Every time I drive past my old house and see that big, beautiful tree that used to be a stunted bush, the one I almost dug up and threw away, I think of my own progress. I thank God every day that I did not believe those who did not believe in me. I thank God every day for people like you who have been so good to me! I thank God every day that he gave me the grace to believe in myself and the people around me who did believe in me! I also want the world to know that just because I am 78, I am not finished with myself! Yes, I have pride in how far I have come, but I also have faith in how far I can still go! I do not want to rot like old cabbage, but like fine wine I want to get better with age. Most of that, as I have already learned, is up to me!
Jesus said, "I have come to bring you life - life to the full." Lent is about "tending to our gardens" so that, by working with God, our lives will produce "abundant fruit." I can remember reading Candide by Voltaire when I was in college.

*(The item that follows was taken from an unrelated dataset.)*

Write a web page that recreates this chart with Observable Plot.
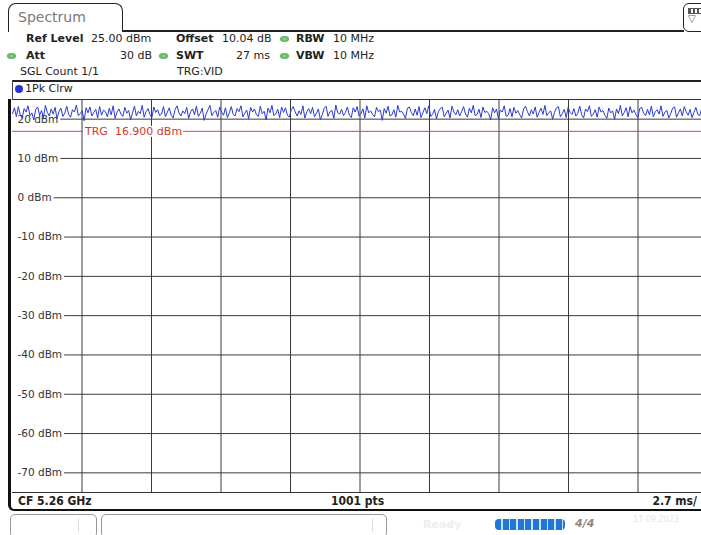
<!DOCTYPE html>
<html><head><meta charset="utf-8">
<script src="https://cdn.jsdelivr.net/npm/d3@7"></script>
<script src="https://cdn.jsdelivr.net/npm/@observablehq/plot@0.6"></script>
<style>
html,body{margin:0;padding:0;width:701px;height:535px;overflow:hidden;background:#fff;}
body{position:relative;font-family:"DejaVu Sans",sans-serif;font-size:11px;color:#222;}
.a{position:absolute;white-space:nowrap;line-height:14px;}
.b{font-weight:bold;}
.dot{position:absolute;width:9px;height:6px;border-radius:50%;background:radial-gradient(#8fd88f,#3f9a3f);}
.ln{position:absolute;background:#222;}
</style></head><body>
<div id="root"></div>
<script>
// ---- data ----
const refLevel = 25;          // dBm, top of the display
const rangeDb = 100;          // dB span of the display
const sweepMs = 27;           // SWT, ms (2.7 ms/div)
const yTicks = [20, 10, 0, -10, -20, -30, -40, -50, -60, -70];
const yTickLabels = ["20 dBm","10 dBm","0 dBm","-10 dBm","-20 dBm","-30 dBm","-40 dBm","-50 dBm","-60 dBm","-70 dBm"];
const xDivs = [2.7, 5.4, 8.1, 10.8, 13.5, 16.2, 18.9, 21.6, 24.3, 27];
const trgLevel = 16.9;
const trgLabel = "TRG  16.900 dBm";
const traceDbm = [
21.4,22.9,20.6,23.2,21.1,20.3,22.7,21.8,23.4,20.9,
21.6,19.8,22.5,23.1,21.0,22.2,20.4,23.5,21.7,20.8,
22.6,21.3,23.0,20.1,21.9,22.8,20.7,21.5,23.3,21.2,
20.5,22.4,21.8,23.6,20.9,21.4,22.1,19.6,22.9,21.6,
23.1,20.8,21.7,22.5,20.3,23.2,21.0,22.3,21.9,20.6,
22.8,21.1,23.4,20.2,21.8,22.6,21.3,20.7,23.0,21.5,
22.2,19.9,21.6,23.3,20.8,22.0,21.4,23.5,20.5,21.9,
22.7,21.2,20.4,23.1,21.7,22.4,20.9,21.3,23.2,20.6,
21.8,22.9,21.0,20.3,22.5,23.4,21.6,20.8,22.1,21.4,
23.0,20.2,21.9,22.6,21.1,23.3,20.7,21.5,22.8,19.7,
21.3,22.4,23.5,20.9,21.7,22.2,20.5,23.1,21.8,21.0,
22.9,20.4,21.6,23.2,21.2,20.8,22.7,21.9,23.4,20.6,
21.5,22.3,20.1,23.0,21.8,22.6,21.1,20.7,23.3,21.4,
22.0,19.8,22.8,21.6,23.5,20.9,21.3,22.5,20.4,23.1,
21.7,22.9,21.0,20.5,22.4,23.2,21.9,20.8,22.1,21.2,
23.4,20.3,21.8,22.7,21.4,23.0,20.6,21.5,22.6,19.9,
21.1,22.8,23.3,20.7,21.9,22.2,20.2,23.6,21.6,21.3,
22.5,20.9,21.7,23.1,21.0,20.4,22.9,21.8,23.2,20.8,
21.4,22.6,20.3,23.4,21.6,22.1,21.2,20.6,23.0,21.9,
22.3,19.7,22.7,21.5,23.3,20.8,21.1,22.4,20.5,23.5,
21.8,22.0,21.3,20.2,22.8,23.1,21.7,20.9,22.6,21.0,
23.2,20.4,21.6,22.9,21.4,23.4,20.7,21.2,22.5,20.1,
21.9,22.7,23.0,20.6,21.5,22.3,20.3,23.3,21.8,21.1,
22.4,20.8,21.9,23.2,21.3,20.5,22.8,21.6,23.5,20.9,
21.2,22.5,20.4,23.1,21.7,22.0,21.4,19.8,22.9,21.6,
22.6,20.2,22.3,21.8,23.4,20.7,21.0,22.7,20.6,23.0,
21.5,22.2,21.1,20.3,22.6,23.3,21.9,20.8,22.4,21.3,
23.1,20.5,21.7,22.8,21.2,23.5,20.9,21.6,22.1,20.0,
21.8,22.9,23.2,20.6,21.4,22.5,20.4,23.0,21.7,21.2,
22.7,20.8,21.5,23.3,21.1,20.3,22.6,21.9,23.4,20.7,
21.3,22.4,20.5,23.1,21.8,22.2,21.0,20.2,22.8,21.6,
22.1,19.9,22.6,21.4,23.5,20.8,21.7,22.9,20.6,23.2,
21.6,22.3,21.2,20.4,22.7,23.0,21.5,20.9,22.5,21.1,
23.3,20.6,21.9,22.4,21.3,23.4,20.7,21.8,22.2,20.3,
21.4,22.8,23.1,20.5,21.6,22.6,20.8,23.2,21.9,21.0,
22.5,20.4,21.7,23.0,21.2,20.9,22.7,21.5,23.3,21.8
];

const trace = traceDbm.map((v, i) => ({t: i * sweepMs / (traceDbm.length - 1), v}));
const ticks = yTicks.map((v, i) => ({v, label: yTickLabels[i]}));

const root = document.getElementById("root");
function el(html){ root.insertAdjacentHTML("beforeend", html); }

// tab + header
el(`<div style="position:absolute;left:8px;top:3px;width:113px;height:28px;border:1.5px solid #222;border-bottom:none;border-radius:8px 8px 0 0;background:#fff;"></div>`);
el(`<div class="a" style="left:18px;top:9px;font-size:14px;color:#7a7a7a;line-height:16px;">Spectrum</div>`);
el(`<div class="ln" style="left:122px;top:30px;width:562px;height:1.5px;"></div>`);
el(`<div style="position:absolute;left:683px;top:3px;width:30px;height:27px;border:1.5px solid #222;border-radius:6px 6px 0 6px;background:#fff;"></div>`);
el(`<div style="position:absolute;left:688px;top:8px;width:14px;height:4px;border:1px solid #555;background:repeating-linear-gradient(90deg,#555 0 2px,#fff 2px 4px);"></div>`);
el(`<div class="a" style="left:688px;top:13px;font-size:10px;color:#555;line-height:12px;">▽</div>`);

const rows = [
 [32, [["Ref Level",26,1],["25.00 dBm",91,0],["Offset",176,1],["10.04 dB",222,0],["RBW",296,1],["10 MHz",333,0]]],
 [49, [["Att",26,1],["SWT",176,1],["VBW",296,1],["10 MHz",333,0]]],
 [65, [["SGL Count 1/1",20,0],["TRG:VID",177,0]]]
];
rows.forEach(([top, items]) => items.forEach(([t,x,b]) =>
  el(`<div class="a${b?' b':''}" style="left:${x}px;top:${top}px;">${t}</div>`)));
el(`<div class="a" style="right:${701-152}px;top:49px;">30 dB</div>`);
el(`<div class="a" style="right:${701-270}px;top:49px;">27 ms</div>`);
[[280,36],[7,53],[159,53],[280,53]].forEach(([x,y]) => el(`<div class="dot" style="left:${x}px;top:${y}px;"></div>`));

// frame
el(`<div class="ln" style="left:12px;top:80px;width:700px;height:2px;"></div>`);
el(`<div class="ln" style="left:12px;top:80px;width:1px;height:20px;background:#444;"></div>`);
el(`<div style="position:absolute;left:15px;top:85px;width:8px;height:8px;border-radius:50%;background:#2235d0;"></div>`);
el(`<div class="a" style="left:25px;top:82px;">1Pk Clrw</div>`);

// plot
const chart = Plot.plot({
  width: 695,
  height: 393,
  margin: 0,
  x: {domain: [0, sweepMs], axis: null},
  y: {domain: [refLevel - rangeDb, refLevel], axis: null},
  style: {background: "transparent", overflow: "visible", fontFamily: "DejaVu Sans, sans-serif"},
  marks: [
    Plot.ruleY(yTicks, {stroke: "#3a3a3a", strokeWidth: 1}),
    Plot.ruleX(xDivs, {stroke: "#3a3a3a", strokeWidth: 1}),
    Plot.ruleY([trgLevel], {stroke: "#e0443a", strokeWidth: 1}),
    Plot.text(ticks, {x: 0, y: "v", text: "label", textAnchor: "start", dx: 5, fontSize: 10.5, fill: "#333"}),
    Plot.text([trgLevel], {x: xDivs[0], y: d => d, text: () => trgLabel, textAnchor: "start", dx: 3, fontSize: 11, fill: "#d23a30"}),
    Plot.line(trace, {x: "t", y: "v", stroke: "#2a3bd0", strokeWidth: 1})
  ]
});
chart.style.position = "absolute";
chart.style.left = "12px";
chart.style.top = "99px";
root.appendChild(chart);

// white masks behind the in-plot labels (inserted under each label)
d3.select(chart).selectAll("g[aria-label='text']").each(function(d, gi) {
  const g = this;
  Array.from(g.querySelectorAll("text")).forEach(t => {
    const bb = t.getBBox();
    const r = document.createElementNS("http://www.w3.org/2000/svg", "rect");
    const x0 = gi === 0 ? bb.x - 14 : bb.x - 1;
    const x1 = bb.x + bb.width + (gi === 0 ? 2 : 1);
    r.setAttribute("x", x0);
    r.setAttribute("y", bb.y + 1);
    r.setAttribute("width", x1 - x0);
    r.setAttribute("height", bb.height - 2);
    r.setAttribute("fill", "white");
    r.setAttribute("transform", t.getAttribute("transform") || "");
    g.insertBefore(r, t);
  });
});

// frame lines drawn on top of the plot edges
el(`<div class="ln" style="left:12px;top:99px;width:700px;height:1px;background:#333;"></div>`);
el(`<div class="ln" style="left:12px;top:492px;width:700px;height:1px;background:#333;"></div>`);
el(`<div style="position:absolute;left:8px;top:99px;width:720px;height:410px;border-left:3px solid #111;border-bottom:2.5px solid #111;border-radius:0 0 0 6px;"></div>`);
el(`<div class="a b" style="left:18px;top:494px;font-family:'DejaVu Sans Condensed','DejaVu Sans',sans-serif;font-size:12px;">CF 5.26 GHz</div>`);
el(`<div class="a b" style="left:331px;top:494px;font-family:'DejaVu Sans Condensed','DejaVu Sans',sans-serif;font-size:12px;">1001 pts</div>`);
el(`<div class="a b" style="right:4px;top:494px;font-family:'DejaVu Sans Condensed','DejaVu Sans',sans-serif;font-size:12px;">2.7 ms/</div>`);

// status bar
el(`<div style="position:absolute;left:10px;top:514px;width:85px;height:22px;border:1px solid #999;border-radius:5px;background:#fff;"></div>`);
el(`<div style="position:absolute;left:78px;top:518px;width:1px;height:14px;background:#ddd;"></div>`);
el(`<div style="position:absolute;left:101px;top:514px;width:284px;height:22px;border:1px solid #999;border-radius:5px;background:#fff;"></div>`);
el(`<div style="position:absolute;left:372px;top:518px;width:1px;height:14px;background:#ddd;"></div>`);
el(`<div class="a b" style="left:423px;top:518px;color:#eee;">Ready</div>`);
el(`<div style="position:absolute;left:495px;top:519px;width:70px;height:11px;border-radius:4px;background:repeating-linear-gradient(90deg,#1f78d6 0 6px,#cfe3f7 6px 7.6px);"></div>`);
el(`<div class="a b" style="left:575px;top:517px;color:#888;font-style:italic;">4/4</div>`);
el(`<div class="a" style="left:633px;top:513px;color:#e6e6e6;font-size:8px;">17.09.2023</div>`);
</script>
</body></html>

One quote from the ending has always stuck with me. It said, "We must cultivate our own garden." By that he meant, in the words of the memorable Latin idiom "Nemo dat quod non habet!" - "If you ain't got it, you can't give it!" Goethe said it this way, “Let everyone sweep in front of his own door, and the whole world will be clean.”
This is how you cultivate the garden of your mind. Seed and sow good thoughts and ideas into your mind. Once they are there, tend to those thoughts. Nurture them. Fuel them with positive references. In time, they will blossom spectacularly, and you will be a better person as a result and you will be a better member of your community.
Fellow believers! This is my prayer for you today - that you would believe in amazing possibilities for yourself! My prayer is that you would be your own gardener - that you would take responsibility for your own life by standing up to your own cowardice and addictions and by resolving to do hard things for your own good. God wants you to have the fullest life possible - with enough left over to share. God wants to help you be your best self. All he wants is your cooperation!